What to produce: Strip the pictures and reproduce the rest of the listing exactly.

Raw data:
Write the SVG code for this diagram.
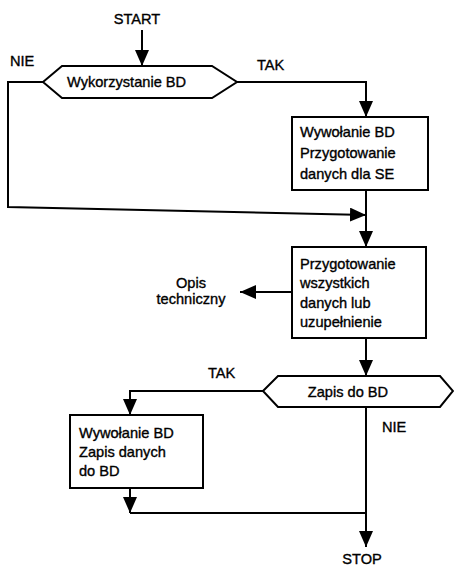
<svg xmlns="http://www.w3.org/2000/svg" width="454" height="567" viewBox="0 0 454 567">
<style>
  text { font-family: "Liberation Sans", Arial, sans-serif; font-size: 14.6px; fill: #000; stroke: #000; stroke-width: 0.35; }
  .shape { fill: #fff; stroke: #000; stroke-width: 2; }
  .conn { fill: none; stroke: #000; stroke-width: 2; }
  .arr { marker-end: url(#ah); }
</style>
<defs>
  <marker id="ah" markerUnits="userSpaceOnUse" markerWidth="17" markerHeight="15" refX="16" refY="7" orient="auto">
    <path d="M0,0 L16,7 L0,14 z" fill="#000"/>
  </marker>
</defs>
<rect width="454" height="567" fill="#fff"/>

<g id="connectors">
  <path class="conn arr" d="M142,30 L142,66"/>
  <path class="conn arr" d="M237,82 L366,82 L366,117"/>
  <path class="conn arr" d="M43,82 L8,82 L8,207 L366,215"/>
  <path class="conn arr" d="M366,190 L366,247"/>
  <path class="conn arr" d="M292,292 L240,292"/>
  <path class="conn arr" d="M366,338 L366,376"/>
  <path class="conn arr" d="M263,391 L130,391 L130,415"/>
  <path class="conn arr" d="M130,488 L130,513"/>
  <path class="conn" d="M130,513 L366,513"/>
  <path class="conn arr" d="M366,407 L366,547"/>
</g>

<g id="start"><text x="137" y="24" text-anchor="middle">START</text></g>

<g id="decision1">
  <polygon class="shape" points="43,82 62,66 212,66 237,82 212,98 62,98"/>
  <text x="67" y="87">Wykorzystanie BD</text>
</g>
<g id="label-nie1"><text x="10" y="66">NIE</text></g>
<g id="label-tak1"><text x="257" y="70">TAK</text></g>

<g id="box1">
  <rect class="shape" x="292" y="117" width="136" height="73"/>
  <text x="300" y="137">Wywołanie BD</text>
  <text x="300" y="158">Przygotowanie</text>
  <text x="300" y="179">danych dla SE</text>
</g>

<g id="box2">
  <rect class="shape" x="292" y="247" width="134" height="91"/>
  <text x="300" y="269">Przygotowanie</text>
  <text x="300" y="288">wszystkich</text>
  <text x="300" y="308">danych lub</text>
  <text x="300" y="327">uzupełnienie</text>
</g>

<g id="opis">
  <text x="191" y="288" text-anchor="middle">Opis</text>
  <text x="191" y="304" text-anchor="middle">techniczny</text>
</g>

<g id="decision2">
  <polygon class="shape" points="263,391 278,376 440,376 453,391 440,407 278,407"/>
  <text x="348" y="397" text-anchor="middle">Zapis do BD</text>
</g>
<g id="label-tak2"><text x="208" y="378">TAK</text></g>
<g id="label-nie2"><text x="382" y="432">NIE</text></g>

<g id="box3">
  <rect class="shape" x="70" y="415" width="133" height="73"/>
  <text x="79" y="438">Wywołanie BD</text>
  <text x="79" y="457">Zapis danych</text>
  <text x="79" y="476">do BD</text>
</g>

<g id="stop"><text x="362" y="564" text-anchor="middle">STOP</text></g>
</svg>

Written response:
Write the SVG code for this diagram.
<svg xmlns="http://www.w3.org/2000/svg" width="454" height="567" viewBox="0 0 454 567">
<style>
  text { font-family: "Liberation Sans", Arial, sans-serif; font-size: 14.6px; fill: #000; stroke: #000; stroke-width: 0.35; }
  .shape { fill: #fff; stroke: #000; stroke-width: 2; }
  .conn { fill: none; stroke: #000; stroke-width: 2; }
  .arr { marker-end: url(#ah); }
</style>
<defs>
  <marker id="ah" markerUnits="userSpaceOnUse" markerWidth="17" markerHeight="15" refX="16" refY="7" orient="auto">
    <path d="M0,0 L16,7 L0,14 z" fill="#000"/>
  </marker>
</defs>
<rect width="454" height="567" fill="#fff"/>

<g id="connectors">
  <path class="conn arr" d="M142,30 L142,66"/>
  <path class="conn arr" d="M237,82 L366,82 L366,117"/>
  <path class="conn arr" d="M43,82 L8,82 L8,207 L366,215"/>
  <path class="conn arr" d="M366,190 L366,247"/>
  <path class="conn arr" d="M292,292 L240,292"/>
  <path class="conn arr" d="M366,338 L366,376"/>
  <path class="conn arr" d="M263,391 L130,391 L130,415"/>
  <path class="conn arr" d="M130,488 L130,513"/>
  <path class="conn" d="M130,513 L366,513"/>
  <path class="conn arr" d="M366,407 L366,547"/>
</g>

<g id="start"><text x="137" y="24" text-anchor="middle">START</text></g>

<g id="decision1">
  <polygon class="shape" points="43,82 62,66 212,66 237,82 212,98 62,98"/>
  <text x="67" y="87">Wykorzystanie BD</text>
</g>
<g id="label-nie1"><text x="10" y="66">NIE</text></g>
<g id="label-tak1"><text x="257" y="70">TAK</text></g>

<g id="box1">
  <rect class="shape" x="292" y="117" width="136" height="73"/>
  <text x="300" y="137">Wywołanie BD</text>
  <text x="300" y="158">Przygotowanie</text>
  <text x="300" y="179">danych dla SE</text>
</g>

<g id="box2">
  <rect class="shape" x="292" y="247" width="134" height="91"/>
  <text x="300" y="269">Przygotowanie</text>
  <text x="300" y="288">wszystkich</text>
  <text x="300" y="308">danych lub</text>
  <text x="300" y="327">uzupełnienie</text>
</g>

<g id="opis">
  <text x="191" y="288" text-anchor="middle">Opis</text>
  <text x="191" y="304" text-anchor="middle">techniczny</text>
</g>

<g id="decision2">
  <polygon class="shape" points="263,391 278,376 440,376 453,391 440,407 278,407"/>
  <text x="348" y="397" text-anchor="middle">Zapis do BD</text>
</g>
<g id="label-tak2"><text x="208" y="378">TAK</text></g>
<g id="label-nie2"><text x="382" y="432">NIE</text></g>

<g id="box3">
  <rect class="shape" x="70" y="415" width="133" height="73"/>
  <text x="79" y="438">Wywołanie BD</text>
  <text x="79" y="457">Zapis danych</text>
  <text x="79" y="476">do BD</text>
</g>

<g id="stop"><text x="362" y="564" text-anchor="middle">STOP</text></g>
</svg>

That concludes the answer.